DX: Earlier you mentioned O.F.T.B., who just released some lost songs with WIDE Awake/Death Row. Have you been in contact with the label’s new ownership at all? With Crooked I, Tha Realest, Spider Loc still making waves, do you have any connection to your old label-mates?
YGD Top Dogg: I talk to Tha Realest and all that; I talk to a couple cats, Crooked I. But I’m not really involved with any of their projects. I don’t know why, but I don’t beg either though. With me and Tha Realest, I know he’s doin’ his thing, but I kinda want to separate myself from that. I don’t want to be no Snoop Dogg [and] 2Pac [copycats working together]. Really, we’re cool, and we’ve got good music [in our catalogs] together and everything, but with me, I just don’t wanna go back to mothafuckas wanting to compare me again. Now I’m out of that [stigma].
[As far as unreleased stuff], I did enough music. I did enough music that mothafuckas are still askin’ for shit. I got one song called “Ho-Hoppin'” over a [Dr.] Dre beat. I got another one called “Three O’Clock High School.” I wrote it when Columbine and all that was goin’ on. The song is pretty much talkin’ about that shit. The beat is so sick; I think that’s a Dre beat too. I just found the ADAT. [Laughs] It’s been so long. [WIDE Awake/Death Row] don’t have that shit. That’s gonna be a shocker. If I do put that out, I’ll probably do the beat over and chop it up or somethin’. [“Three O’Clock High School”] was so crazy, that [interim label manager] Reggie Wright, Jr. said, “No. That’s just too much.” [Laughs] That’s how hard that song was. That song was controversy. You think “Going Back To Cali” was controversy? That shit right there was controversy. That was it right there. [Laughs]
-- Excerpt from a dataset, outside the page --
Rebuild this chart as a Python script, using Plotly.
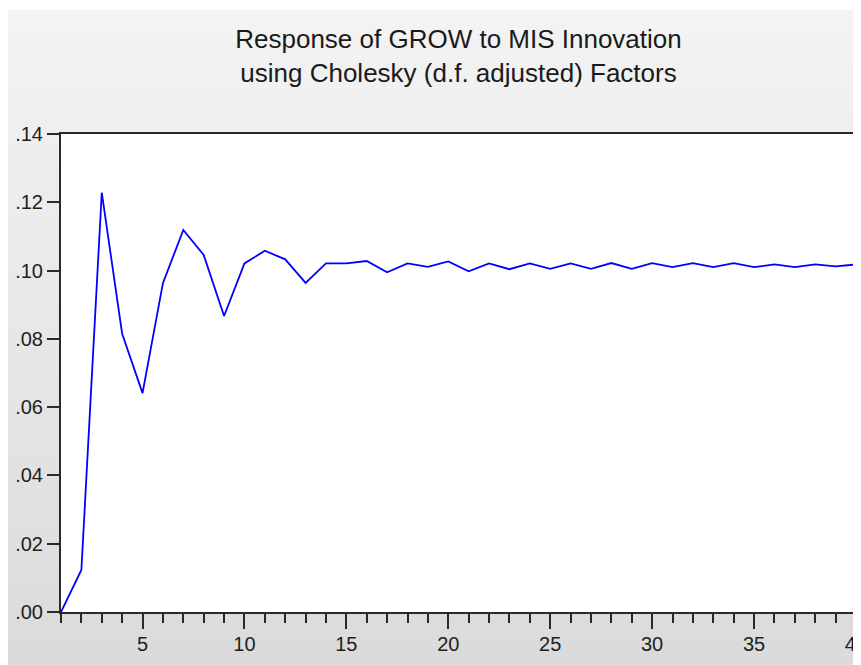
import plotly.graph_objects as go

# ---- data ----
periods = list(range(1, 41))
response = [0.0000, 0.0123, 0.1228, 0.0815, 0.0641, 0.0963, 0.1119, 0.1046, 0.0867, 0.1021,
            0.1058, 0.1033, 0.0964, 0.1021, 0.1021, 0.1028, 0.0995, 0.1021, 0.1011, 0.1027,
            0.0998, 0.1021, 0.1004, 0.1021, 0.1005, 0.1021, 0.1005, 0.1022, 0.1005, 0.1022,
            0.1010, 0.1022, 0.1010, 0.1022, 0.1010, 0.1018, 0.1010, 0.1018, 0.1012, 0.1018]
y_tick_vals = [0.00, 0.02, 0.04, 0.06, 0.08, 0.10, 0.12, 0.14]
y_tick_labels = [".00", ".02", ".04", ".06", ".08", ".10", ".12", ".14"]
x_tick_vals = [5, 10, 15, 20, 25, 30, 35, 40]
x_tick_labels = ["5", "10", "15", "20", "25", "30", "35", "40"]
title_lines = ["Response of GROW to MIS Innovation", "using Cholesky (d.f. adjusted) Factors"]

# ---- layout geometry (pixels, figure sits at an 8px page offset) ----
W, H = 853, 657
L, R, T, B = 53, 5, 126, 53
pw, ph = W - L - R, H - T - B

def px_x(x):
    return (x - L) / pw

def px_y(y):
    return (H - B - y) / ph

fig = go.Figure()
fig.add_trace(go.Scatter(x=periods, y=response, mode="lines",
                         line=dict(color="#0000ff", width=1.8),
                         hoverinfo="x+y", showlegend=False))

# gray gradient background panel
shapes = []
top_px, bot_px = 2, H
c_top, c_bot = 243, 219
n = c_top - c_bot + 1
band = (bot_px - top_px) / n
for i in range(n):
    g = round(c_top - (c_top - c_bot) * i / (n - 1))
    y0 = top_px + i * band
    y1 = y0 + band + 0.6
    shapes.append(dict(type="rect", xref="paper", yref="paper",
                       x0=px_x(-2), x1=px_x(W + 2), y0=px_y(min(y1, H + 2)), y1=px_y(y0),
                       fillcolor=f"rgb({g},{g},{g})", line=dict(width=0), layer="below"))
shapes.append(dict(type="rect", xref="paper", yref="paper", x0=0, x1=1, y0=0, y1=1,
                   fillcolor="white", line=dict(width=0), layer="below"))

axis_common = dict(showgrid=False, zeroline=False, showline=True, linecolor="#2a2a2a",
                   linewidth=2, mirror=True, ticks="outside", tickcolor="#2a2a2a",
                   tickwidth=2, automargin=False,
                   tickfont=dict(family="Liberation Sans, Arial, sans-serif", size=20, color="#1e1e1e"))

fig.update_layout(
    width=W, height=H,
    margin=dict(l=L, r=R, t=T, b=B, pad=0, autoexpand=False),
    paper_bgcolor="white", plot_bgcolor="white",
    shapes=shapes,
    title=dict(text="<br>".join(title_lines), x=0.5, xref="paper", xanchor="center",
               y=1 - 40 / H, yref="container", yanchor="top", automargin=False,
               font=dict(family="Liberation Sans, Arial, sans-serif", size=26, color="#1a1a1a")),
    xaxis=dict(range=[1, 40.002], tickvals=x_tick_vals, ticktext=x_tick_labels, ticklen=15,
               ticklabelstandoff=-2, ticklabeloverflow="allow",
               minor=dict(dtick=1, tick0=1, ticklen=9, ticks="outside", tickcolor="#2a2a2a",
                          tickwidth=2, showgrid=False),
               **axis_common),
    yaxis=dict(range=[0, 0.14], tickvals=y_tick_vals, ticktext=y_tick_labels, ticklen=12,
               **axis_common),
)

fig.write_html("out.html")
DX: You worked with hit-makers like O.F.T.B., J-Flexx, DJ Quik, and so on. What was it like working with Dr. Dre tracks, even if he was gone?
YGD Top Dogg: It still felt like he was there. Today, mothafuckas [aren’t in the same studio, so] they email tracks. It’s the same shit. [Chuckles] The track is still made by that person. When I was on Death Row, some of that shit I took for granted. I ain’t gon’ lie.